Diskussion: Die Ergebnisse zeigen, welche Kriterien für betroffene Frauen besonders bedeutsam oder wenig bedeutsam sind. Sie lassen vermuten, dass die Entscheidung für eine Versorgungsmethode bei betroffenen Frauen vor allem abhängig von subjektiv bewerteten psychologischen Belastungen der jeweiligen Methode ist. Unter Einbeziehung von psychologischen Leistungskriterien in die Präferenzmessung zeigt sich eine andere Rangreihung der Leistungskriterien, als bei vorhandenen Präferenzmessungen mit ausschließlich somatischen Kriterien (Petrou & McIntosh, 2009; Ryan & Hughes, 1992).

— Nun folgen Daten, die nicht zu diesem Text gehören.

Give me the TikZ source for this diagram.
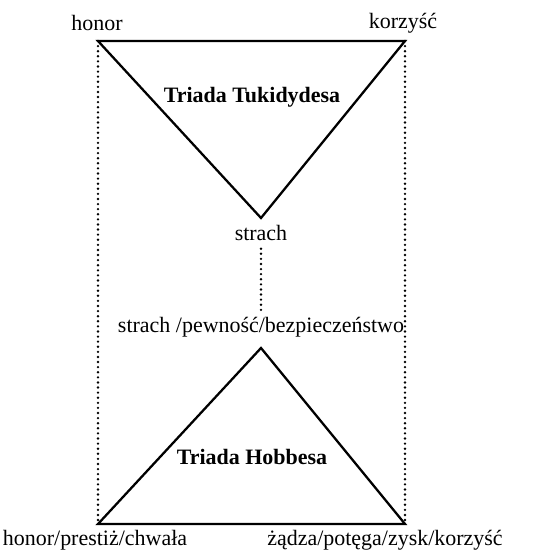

Zum Teil wurden in der vorliegenden Studie die unterschiedlichen aus der Literatur bekannten CR-Grenzwerte überschritten. Es kam jedoch nur zu einem sehr geringen Tausch der Ränge in der Stratifizierung nach CR-Grenzen. Die Ränge der Kriterien waren damit insgesamt stabil. Bei der Stichprobe handelt es sich um eine nicht repräsentative Gelegenheitsstichprobe. Der Stichprobenumfang ist ausreichend für stabile Ergebnisse des AHP, jedoch nur eingeschränkt aussagekräftig in Hinblick auf weitere Analysen.

Praktische Implikationen: Es liegen keine validen Daten zum Versorgungsangebot von frühen Schwangerschaftsverlusten in Deutschland vor. Auf Grund des großen Wunsches der Teilnehmerinnen über alle Versorgungsoptionen informiert zu werden und eine informierte individuelle Entscheidung treffen zu können, erscheint eine Rangreihung der vorliegenden Versorgungsoptionen nicht sinnvoll. Im Gegensatz zu England und den USA gibt es in Deutschland keine Leitlinie zum FSV und auch keine Nutzerinneninformation zu den Versorgungsoptionen. Als bedeutsam identifizierte Leistungskriterien könnten bei deren Erstellung berücksichtigt werden.